Comments inline.
-----Original Message-----
From: dna-dev-bounces(a)lists.jboss.org [mailto:dna-dev-
bounces(a)lists.jboss.org] On Behalf Of Randall Hauch
Sent: Tuesday, December 08, 2009 2:47 PM
To: JBoss DNA
Subject: [dna-dev] Version control poll
Personally, I've been using Git locally for many months, and couldn't
imagine going back. I simply love the ability to have local branches
(that are almost always named for the JIRA issue) and to switch between
them very easily. And I'm not even benefiting from the ability to push
these branches out anywhere else. The Git Eclipse plugin works very well
for me, but I'm very used to the command-line and don't expect much from
my Eclipse Team UI functionality anymore. (I really just want Eclipse to
tell me which files are changed locally, which the plugin does very well -
everything else I use the command line for because its far easier IMO.)
There were several times this year when I was working on multiple issues simultaneously
(or had completed 1-2 issues pending review and had started on another). I ended up
having to create patches and revert as I shifted between issues or only work on issues
that affected completely different sets of files (e.g., one connector-layer issue and one
JCR-layer issue) and remember which was which.
I broke the build many times because I fouled up this process.
In theory, Git would make this much easier, right?

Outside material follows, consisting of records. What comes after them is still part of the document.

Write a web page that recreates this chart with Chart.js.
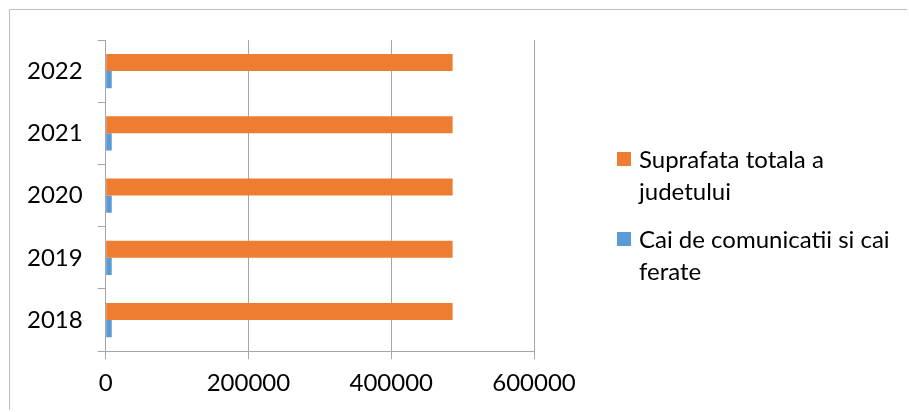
<!DOCTYPE html>
<html>
<head>
<meta charset="utf-8">
<script src="https://cdn.jsdelivr.net/npm/chart.js@4"></script>
<style>
    body { margin: 0; background: #fff; }
    #wrap { position: relative; width: 909px; height: 412px; }
    #frame { position: absolute; left: 9px; top: 9px; width: 898px; height: 401px; border: 1px solid #bfbfbf; box-sizing: border-box; border-right: none; border-bottom: none; }
    #legend { position: absolute; left: 617px; top: 143px; font-family: Lato, "Open Sans", sans-serif; font-size: 24px; line-height: 32px; color: #000; }
    .item { position: relative; padding-left: 22px; margin-bottom: 16px; }
    .swatch { position: absolute; left: 0; top: 9px; width: 14px; height: 14px; }
</style>
</head>
<body>
<div id="wrap">
    <canvas id="chart" width="909" height="412"></canvas>
    <div id="frame"></div>
    <div id="legend"></div>
</div>
<script>
// chart data
const years = ['2018', '2019', '2020', '2021', '2022'];
const suprafataTotala = [486000, 486000, 486000, 486000, 486000];
const caiComunicatii = [8500, 8500, 8500, 8500, 8500];
const xTicks = [0, 200000, 400000, 600000];

const seriesNames = ['Suprafata totala a<br>judetului', 'Cai de comunicatii si cai<br>ferate'];
const seriesColors = ['#ED7D31', '#5B9BD5'];

// top of the chart shows the latest year
const labels = years.slice().reverse();
const gridColor = '#a6a6a6';
const tickFont = { family: 'Lato, "Open Sans", sans-serif', size: 24 };

const ctx = document.getElementById('chart').getContext('2d');
new Chart(ctx, {
    type: 'bar',
    data: {
        labels: labels,
        datasets: [{
            label: 'Suprafata totala a judetului',
            data: suprafataTotala.slice().reverse(),
            backgroundColor: seriesColors[0]
        }, {
            label: 'Cai de comunicatii si cai ferate',
            data: caiComunicatii.slice().reverse(),
            backgroundColor: seriesColors[1]
        }]
    },
    options: {
        indexAxis: 'y',
        responsive: false,
        animation: false,
        layout: { padding: { left: 12, top: 40, right: 375, bottom: 4 } },
        datasets: { bar: { barPercentage: 1, categoryPercentage: 0.55 } },
        plugins: { legend: { display: false }, tooltip: { enabled: false } },
        scales: {
            x: {
                min: 0,
                max: 600000,
                afterBuildTicks: (axis) => { axis.ticks = xTicks.map(v => ({ value: v })); },
                ticks: { color: '#000', font: tickFont, padding: 10, maxRotation: 0,
                    callback: (v) => String(v) },
                grid: { color: gridColor, tickLength: 8, lineWidth: 1 },
                border: { color: gridColor }
            },
            y: {
                ticks: { color: '#000', font: tickFont, padding: 15 },
                grid: { color: gridColor, offset: true, drawOnChartArea: false, tickLength: 8 },
                border: { color: gridColor }
            }
        }
    }
});

const legend = document.getElementById('legend');
seriesNames.forEach((name, i) => {
    const item = document.createElement('div');
    item.className = 'item';
    item.innerHTML = `<span class="swatch" style="background:${seriesColors[i]}"></span>${name}`;
    legend.appendChild(item);
});
</script>
</body>
</html>
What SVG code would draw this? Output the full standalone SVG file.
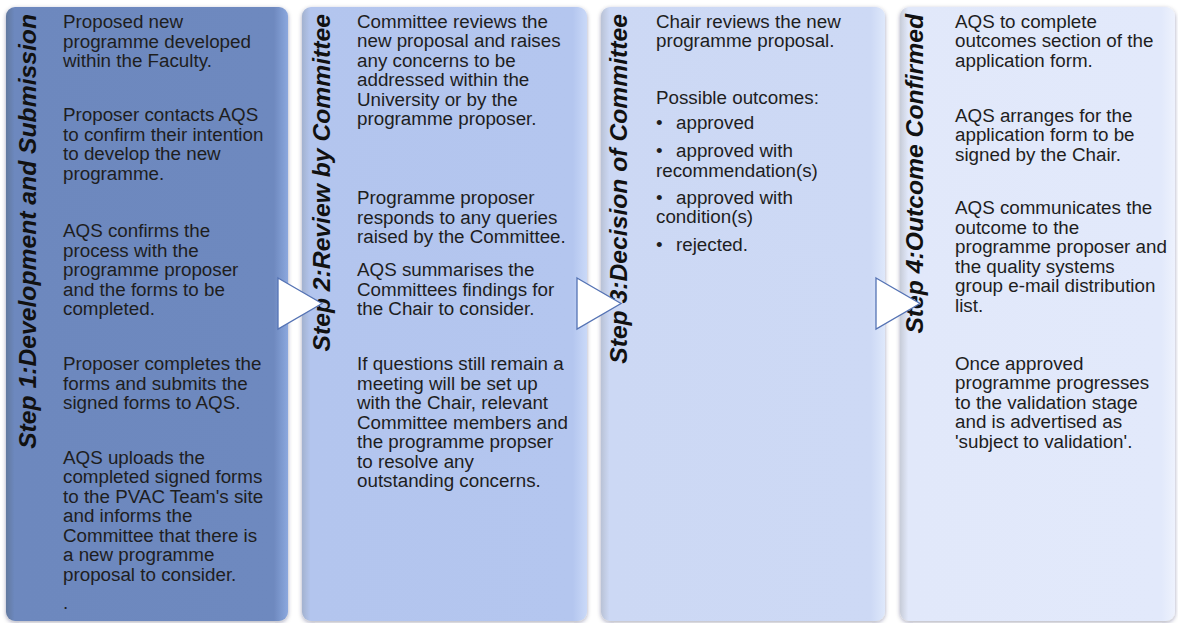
<svg xmlns="http://www.w3.org/2000/svg" width="1178" height="623" viewBox="0 0 1178 623">
  <style>
    .body { font-family: "Liberation Sans", Arial, sans-serif; font-size: 18.8px; fill: #1e1e1e; }
    .head { font-family: "Liberation Sans", Arial, sans-serif; font-size: 24.7px; font-weight: bold; font-style: italic; fill: #111111; }
    .panel { filter: url(#soft); }
    .arrow { fill: #ffffff; stroke: #5573b4; stroke-width: 1.3; stroke-linejoin: miter; }
  </style>
  <defs>
    <filter id="soft" x="-5%" y="-3%" width="110%" height="106%">
      <feDropShadow dx="0" dy="1.5" stdDeviation="2" flood-color="#1a2440" flood-opacity="0.35"/>
    </filter>
    <linearGradient id="g1" x1="0" y1="0" x2="1" y2="0">
      <stop offset="0" stop-color="#62799f"/>
      <stop offset="0.03" stop-color="#6d88be"/>
      <stop offset="0.95" stop-color="#6e89bf"/>
      <stop offset="1" stop-color="#8ca8de"/>
    </linearGradient>
    <linearGradient id="g2" x1="0" y1="0" x2="1" y2="0">
      <stop offset="0" stop-color="#a3b2cf"/>
      <stop offset="0.03" stop-color="#b3c5ee"/>
      <stop offset="0.95" stop-color="#b4c6ef"/>
      <stop offset="1" stop-color="#cad9f8"/>
    </linearGradient>
    <linearGradient id="g3" x1="0" y1="0" x2="1" y2="0">
      <stop offset="0" stop-color="#b9c2d6"/>
      <stop offset="0.03" stop-color="#ccd8f4"/>
      <stop offset="0.95" stop-color="#cdd9f5"/>
      <stop offset="1" stop-color="#dee8fb"/>
    </linearGradient>
    <linearGradient id="g4" x1="0" y1="0" x2="1" y2="0">
      <stop offset="0" stop-color="#c7ccd8"/>
      <stop offset="0.03" stop-color="#e1e8fa"/>
      <stop offset="0.95" stop-color="#e2e9fb"/>
      <stop offset="1" stop-color="#eef2fd"/>
    </linearGradient>
  </defs>

  <rect width="1178" height="623" fill="#ffffff"/>

  <!-- Step 1 -->
  <g id="step1">
    <rect class="panel" x="6" y="7" width="282" height="614" rx="9" fill="url(#g1)"/>
    <text class="head" transform="translate(36,14) rotate(-90)" text-anchor="end">Step 1:Development and Submission</text>
    <text class="body" x="63">
      <tspan x="63" y="28">Proposed new</tspan>
      <tspan x="63" y="47.5">programme developed</tspan>
      <tspan x="63" y="67">within the Faculty.</tspan>
      <tspan x="63" y="121">Proposer contacts AQS</tspan>
      <tspan x="63" y="140.5">to confirm their intention</tspan>
      <tspan x="63" y="160">to develop the new</tspan>
      <tspan x="63" y="179.5">programme.</tspan>
      <tspan x="63" y="237">AQS confirms the</tspan>
      <tspan x="63" y="256.5">process with the</tspan>
      <tspan x="63" y="276">programme proposer</tspan>
      <tspan x="63" y="295.5">and the forms to be</tspan>
      <tspan x="63" y="315">completed.</tspan>
      <tspan x="63" y="370">Proposer completes the</tspan>
      <tspan x="63" y="389.5">forms and submits the</tspan>
      <tspan x="63" y="409">signed forms to AQS.</tspan>
      <tspan x="63" y="463.5">AQS uploads the</tspan>
      <tspan x="63" y="483">completed signed forms</tspan>
      <tspan x="63" y="502.5">to the PVAC Team's site</tspan>
      <tspan x="63" y="522">and informs the</tspan>
      <tspan x="63" y="541.5">Committee that there is</tspan>
      <tspan x="63" y="561">a new programme</tspan>
      <tspan x="63" y="581">proposal to consider.</tspan>
      <tspan x="63" y="609">.</tspan>
    </text>
  </g>

  <!-- Step 2 -->
  <g id="step2">
    <rect class="panel" x="302" y="7" width="285" height="614" rx="9" fill="url(#g2)"/>
    <text class="head" transform="translate(329.5,14) rotate(-90)" text-anchor="end">Step 2:Review by Committee</text>
    <text class="body">
      <tspan x="357" y="27.5">Committee reviews the</tspan>
      <tspan x="357" y="47">new proposal and raises</tspan>
      <tspan x="357" y="66.5">any concerns to be</tspan>
      <tspan x="357" y="86">addressed within the</tspan>
      <tspan x="357" y="105.5">University or by the</tspan>
      <tspan x="357" y="125">programme proposer.</tspan>
      <tspan x="357" y="204">Programme proposer</tspan>
      <tspan x="357" y="223.5">responds to any queries</tspan>
      <tspan x="357" y="243">raised by the Committee.</tspan>
      <tspan x="357" y="276">AQS summarises the</tspan>
      <tspan x="357" y="295.5">Committees findings for</tspan>
      <tspan x="357" y="315">the Chair to consider.</tspan>
      <tspan x="357" y="370">If questions still remain a</tspan>
      <tspan x="357" y="389.5">meeting will be set up</tspan>
      <tspan x="357" y="409">with the Chair, relevant</tspan>
      <tspan x="357" y="428.5">Committee members and</tspan>
      <tspan x="357" y="448">the programme propser</tspan>
      <tspan x="357" y="467.5">to resolve any</tspan>
      <tspan x="357" y="487">outstanding concerns.</tspan>
    </text>
  </g>

  <!-- Step 3 -->
  <g id="step3">
    <rect class="panel" x="601" y="7" width="284" height="614" rx="9" fill="url(#g3)"/>
    <text class="head" transform="translate(627,14) rotate(-90)" text-anchor="end">Step 3:Decision of Committee</text>
    <text class="body">
      <tspan x="656" y="27.5">Chair reviews the new</tspan>
      <tspan x="656" y="47">programme proposal.</tspan>
      <tspan x="656" y="103.5">Possible outcomes:</tspan>
      <tspan x="656" y="129">•</tspan><tspan x="676" y="129">approved</tspan>
      <tspan x="656" y="157">•</tspan><tspan x="676" y="157">approved with</tspan>
      <tspan x="656" y="176.5">recommendation(s)</tspan>
      <tspan x="656" y="204">•</tspan><tspan x="676" y="204">approved with</tspan>
      <tspan x="656" y="223">condition(s)</tspan>
      <tspan x="656" y="250.5">•</tspan><tspan x="676" y="250.5">rejected.</tspan>
    </text>
  </g>

  <!-- Step 4 -->
  <g id="step4">
    <rect class="panel" x="900" y="7" width="275" height="614" rx="9" fill="url(#g4)"/>
    <text class="head" transform="translate(923,14) rotate(-90)" text-anchor="end">Step 4:Outcome Confirmed</text>
    <text class="body">
      <tspan x="955" y="27.5">AQS to complete</tspan>
      <tspan x="955" y="47">outcomes section of the</tspan>
      <tspan x="955" y="66.5">application form.</tspan>
      <tspan x="955" y="121.5">AQS arranges for the</tspan>
      <tspan x="955" y="141">application form to be</tspan>
      <tspan x="955" y="160.5">signed by the Chair.</tspan>
      <tspan x="955" y="214">AQS communicates the</tspan>
      <tspan x="955" y="233.5">outcome to the</tspan>
      <tspan x="955" y="253">programme proposer and</tspan>
      <tspan x="955" y="272.5">the quality systems</tspan>
      <tspan x="955" y="292">group e-mail distribution</tspan>
      <tspan x="955" y="312">list.</tspan>
      <tspan x="955" y="369.5">Once approved</tspan>
      <tspan x="955" y="389">programme progresses</tspan>
      <tspan x="955" y="408.5">to the validation stage</tspan>
      <tspan x="955" y="428">and is advertised as</tspan>
      <tspan x="955" y="447.5">'subject to validation'.</tspan>
    </text>
  </g>

  <!-- Connectors: step-to-step arrowheads -->
  <g id="connectors">
    <polygon class="arrow" points="278,278 322,303.5 278,329"/>
    <polygon class="arrow" points="577,278 621,303.5 577,329"/>
    <polygon class="arrow" points="876,278 920,303.5 876,329"/>
  </g>
</svg>
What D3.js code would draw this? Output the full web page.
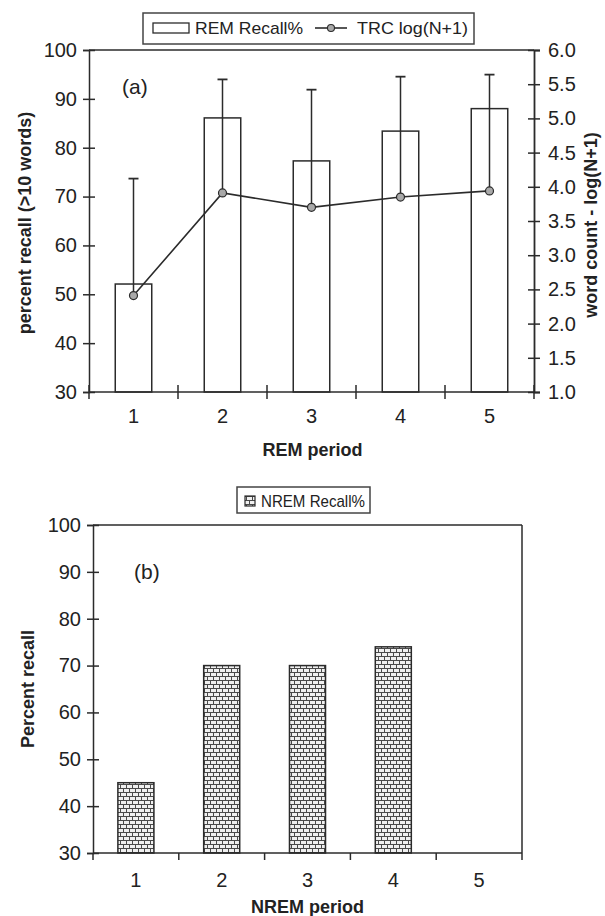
<!DOCTYPE html>
<html><head><meta charset="utf-8">
<script src="https://cdn.jsdelivr.net/npm/d3@7"></script>
<style>
html,body{margin:0;padding:0;background:#fff;}
text{font-family:"Liberation Sans",Arial,sans-serif;fill:#222;}
</style></head>
<body>
<svg id="c" width="605" height="916"></svg>
<script>
// ---- data ----
const periods = [1, 2, 3, 4, 5];
const remRecall = [52.1, 86.1, 77.3, 83.4, 88.0];      // % (left axis)
const trcLog = [2.41, 3.91, 3.70, 3.85, 3.94];         // log(N+1) (right axis)
const trcErr = [1.71, 1.66, 1.72, 1.76, 1.70];         // upper error
const nremRecall = [45, 70, 70, 74, null];             // %
const pctTicks = [30, 40, 50, 60, 70, 80, 90, 100];
const logTicks = [1.0, 1.5, 2.0, 2.5, 3.0, 3.5, 4.0, 4.5, 5.0, 5.5, 6.0];

const svg = d3.select("#c");
const ink = "#2b2b2b";

// pattern for NREM bars
const defs = svg.append("defs");
const pat = defs.append("pattern").attr("id", "brick").attr("patternUnits", "userSpaceOnUse")
  .attr("width", 6).attr("height", 8);
pat.append("rect").attr("width", 6).attr("height", 8).attr("fill", "#f0f0f0");
pat.append("path").attr("d", "M0,0.5H6M0,4.5H6M0.5,0.5V4.5M3.5,4.5V8.5")
  .attr("stroke", "#4a4a4a").attr("stroke-width", 1).attr("fill", "none");

function xAxisG(g, x, y0, crossing, labelY) {
  const bounds = d3.range(0.5, 5.6, 1);
  g.selectAll(".xt").data(bounds).join("line")
    .attr("x1", d => x(d)).attr("x2", d => x(d))
    .attr("y1", y0 - (crossing ? 7 : 0)).attr("y2", y0 + 7)
    .attr("stroke", ink).attr("stroke-width", 1.5);
  g.append("line").attr("x1", x(0.5)).attr("x2", x(5.5)).attr("y1", y0).attr("y2", y0)
    .attr("stroke", ink).attr("stroke-width", 1.5);
  g.selectAll(".xl").data(periods).join("text")
    .attr("x", d => x(d)).attr("y", labelY).attr("text-anchor", "middle")
    .attr("font-size", 20).text(d => d);
}

function yAxisLeft(g, y, x0) {
  const ax = d3.axisLeft(y).tickValues(pctTicks).tickSize(6).tickPadding(6).tickFormat(d3.format("d"));
  const a = g.append("g").attr("transform", `translate(${x0},0)`).call(ax);
  a.select(".domain").attr("stroke", ink).attr("stroke-width", 1.5);
  a.selectAll(".tick line").attr("x1", -6).attr("x2", 6).attr("stroke", ink).attr("stroke-width", 1.5);
  a.selectAll(".tick text").attr("font-size", 20).attr("fill", "#222")
    .attr("font-family", '"Liberation Sans",Arial,sans-serif');
  return a;
}

// ===================== Panel (a) =====================
const A = {l: 89, r: 534, t: 50, b: 392};
const xa = d3.scaleLinear().domain([0.5, 5.5]).range([A.l, A.r]);
const ya = d3.scaleLinear().domain([30, 100]).range([A.b, A.t]);
const yr = d3.scaleLinear().domain([1, 6]).range([A.b, A.t]);
const bw = (xa(1) - xa(0)) * 0.41;
const ga = svg.append("g");

ga.append("line").attr("x1", A.l).attr("x2", A.r).attr("y1", A.t).attr("y2", A.t)
  .attr("stroke", ink).attr("stroke-width", 1.5);

ga.selectAll(".bar").data(periods).join("rect")
  .attr("x", (d, i) => xa(d) - bw / 2).attr("width", bw)
  .attr("y", (d, i) => ya(remRecall[i])).attr("height", (d, i) => A.b - ya(remRecall[i]))
  .attr("fill", "#fff").attr("stroke", ink).attr("stroke-width", 1.5);

ga.selectAll(".eb").data(periods).join("line")
  .attr("x1", d => xa(d)).attr("x2", d => xa(d))
  .attr("y1", (d, i) => yr(trcLog[i])).attr("y2", (d, i) => yr(trcLog[i] + trcErr[i]))
  .attr("stroke", ink).attr("stroke-width", 1.5);
ga.selectAll(".ec").data(periods).join("line")
  .attr("x1", d => xa(d) - 5).attr("x2", d => xa(d) + 5)
  .attr("y1", (d, i) => yr(trcLog[i] + trcErr[i])).attr("y2", (d, i) => yr(trcLog[i] + trcErr[i]))
  .attr("stroke", ink).attr("stroke-width", 1.8);

const line = d3.line().x(d => xa(d[0])).y(d => yr(d[1]));
ga.append("path").datum(periods.map((p, i) => [p, trcLog[i]])).attr("d", line)
  .attr("fill", "none").attr("stroke", ink).attr("stroke-width", 1.6);
ga.selectAll(".pt").data(periods).join("circle")
  .attr("cx", d => xa(d)).attr("cy", (d, i) => yr(trcLog[i])).attr("r", 4)
  .attr("fill", "#a9a9a9").attr("stroke", ink).attr("stroke-width", 1.2);

yAxisLeft(ga, ya, A.l);
const axr = d3.axisRight(yr).tickValues(logTicks).tickSize(6).tickPadding(8).tickFormat(d3.format(".1f"));
const ar = ga.append("g").attr("transform", `translate(${A.r},0)`).call(axr);
ar.select(".domain").attr("stroke", ink).attr("stroke-width", 1.8);
ar.selectAll(".tick line").attr("x1", -6).attr("x2", 6).attr("stroke", ink).attr("stroke-width", 1.5);
ar.selectAll(".tick text").attr("font-size", 20).attr("fill", "#222")
  .attr("font-family", '"Liberation Sans",Arial,sans-serif');
xAxisG(ga, xa, A.b, true, 423);

ga.append("text").attr("transform", `translate(31,${(A.t + A.b) / 2 + 2}) rotate(-90)`)
  .attr("text-anchor", "middle").attr("font-size", 18).attr("font-weight", "bold")
  .text("percent recall (>10 words)");
ga.append("text").attr("transform", `translate(597,${(A.t + A.b) / 2 + 4}) rotate(-90)`)
  .attr("text-anchor", "middle").attr("font-size", 18).attr("font-weight", "bold")
  .text("word count - log(N+1)");
ga.append("text").attr("x", (A.l + A.r) / 2 + 1).attr("y", 456).attr("text-anchor", "middle")
  .attr("font-size", 18).attr("font-weight", "bold").text("REM period");
ga.append("text").attr("x", 122).attr("y", 94).attr("font-size", 21).text("(a)");

// legend a
ga.append("rect").attr("x", 143).attr("y", 13).attr("width", 331).attr("height", 31)
  .attr("fill", "#fff").attr("stroke", "#444").attr("stroke-width", 1.5);
ga.append("rect").attr("x", 153).attr("y", 23).attr("width", 36).attr("height", 10)
  .attr("fill", "#fff").attr("stroke", ink).attr("stroke-width", 1.3);
ga.append("text").attr("x", 195).attr("y", 34).attr("font-size", 17)
  .attr("textLength", 108).attr("lengthAdjust", "spacingAndGlyphs").text("REM Recall%");
ga.append("line").attr("x1", 315).attr("x2", 347).attr("y1", 28).attr("y2", 28)
  .attr("stroke", ink).attr("stroke-width", 1.6);
ga.append("circle").attr("cx", 331).attr("cy", 28).attr("r", 3.5)
  .attr("fill", "#a9a9a9").attr("stroke", ink).attr("stroke-width", 1.1);
ga.append("text").attr("x", 357).attr("y", 34).attr("font-size", 17)
  .attr("textLength", 111).attr("lengthAdjust", "spacingAndGlyphs").text("TRC log(N+1)");

// ===================== Panel (b) =====================
const B = {l: 93, r: 522, t: 525, b: 853};
const xb = d3.scaleLinear().domain([0.5, 5.5]).range([B.l, B.r]);
const yb = d3.scaleLinear().domain([30, 100]).range([B.b, B.t]);
const bwb = (xb(1) - xb(0)) * 0.42;
const gb = svg.append("g");

gb.append("line").attr("x1", B.l).attr("x2", B.r).attr("y1", B.t).attr("y2", B.t)
  .attr("stroke", ink).attr("stroke-width", 1.5);
gb.append("line").attr("x1", B.r).attr("x2", B.r).attr("y1", B.t).attr("y2", B.b)
  .attr("stroke", ink).attr("stroke-width", 1.5);

const nb = periods.map((p, i) => ({p, v: nremRecall[i]})).filter(d => d.v != null);
gb.selectAll(".bar").data(nb).join("rect")
  .attr("x", d => xb(d.p) - bwb / 2).attr("width", bwb)
  .attr("y", d => yb(d.v)).attr("height", d => B.b - yb(d.v))
  .attr("fill", "url(#brick)").attr("stroke", ink).attr("stroke-width", 1.5);

yAxisLeft(gb, yb, B.l);
xAxisG(gb, xb, B.b, false, 887);

gb.append("text").attr("transform", `translate(34,${(B.t + B.b) / 2}) rotate(-90)`)
  .attr("text-anchor", "middle").attr("font-size", 18).attr("font-weight", "bold")
  .text("Percent recall");
gb.append("text").attr("x", (B.l + B.r) / 2).attr("y", 913).attr("text-anchor", "middle")
  .attr("font-size", 18).attr("font-weight", "bold").text("NREM period");
gb.append("text").attr("x", 134).attr("y", 579).attr("font-size", 21).text("(b)");

// legend b
gb.append("rect").attr("x", 237).attr("y", 487).attr("width", 133).attr("height", 26)
  .attr("fill", "#fff").attr("stroke", "#444").attr("stroke-width", 1.5);
gb.append("rect").attr("x", 245).attr("y", 496).attr("width", 10).attr("height", 10)
  .attr("fill", "url(#brick)").attr("stroke", ink).attr("stroke-width", 1.2);
gb.append("text").attr("x", 261).attr("y", 507).attr("font-size", 17)
  .attr("textLength", 104).attr("lengthAdjust", "spacingAndGlyphs").text("NREM Recall%");
</script>
</body></html>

However, I do have several concerns. One of them is whether this
raises
or lowers the bar for people downloading the source, submitting patches,
or for becoming new committers.
I think it will. Had this project been git-only a year ago, I probably never would have
gotten involved. It's not that git is bad or that learning git is hard, it's just
one more bit of inertia to overcome.
For people that only have SVN experience,
I think this will dramatically raise the bar because Git will be a big
unknown for them. On the other hand, Git is becoming extremely popular
and used on a lot of projects, so while this might be the norm now, I
don't expect it will be in a year.
Then, IMHO, we should move to Git in a year and let other projects train people, develop
best practices, and support tooling improvements. IMHO, I think we should be focused on
advancing the state-of-the-art in federating data sources, not in build processes.
For people that do know Git, our using
Git would actually _lower_ the bar for their submitting patches, because
they can create a patch on their own Git repository (or if that's not
accessible then on a site like GitHub) and give us a URL, where we can
pull it in to review and possibly commit.
I think that the set of people who know Git, know Java, and might submit a DNA patch is a
very small one right now. I think the set of people who might build from trunk right now
(a prereq for creating a patch) but wouldn't bother if it meant they had to install
and learn Git is a larger set.
But that's right now. I wouldn't be shocked if things were different by this time
next year.
Another concern is what the Git experience is on Windows, which I
can't
evaluate. The Git experience is pretty much the same on OS X, Unix, and
Linux mostly because command-line support is so similar. But while
Windows has very different command-line support, it does seem that msysgit
(
http://code.google.com/p/msysgit/) gets around that issue pretty well.
I'd love to hear about your experience with Git on Windows, though.
I'll try this out post-0.7 and let you know.
One concern I have had in the past was whether our Hudson continuous
integration system will support Git. I happy to say that a Git plugin for
Hudson has been available for some time, that our Hudson team have a test
environment where they've install it, and I will be creating some test
jobs for them. So while this still is an issue, it shouldn't be within a
few weeks of the New Year (or sooner if I can find the time).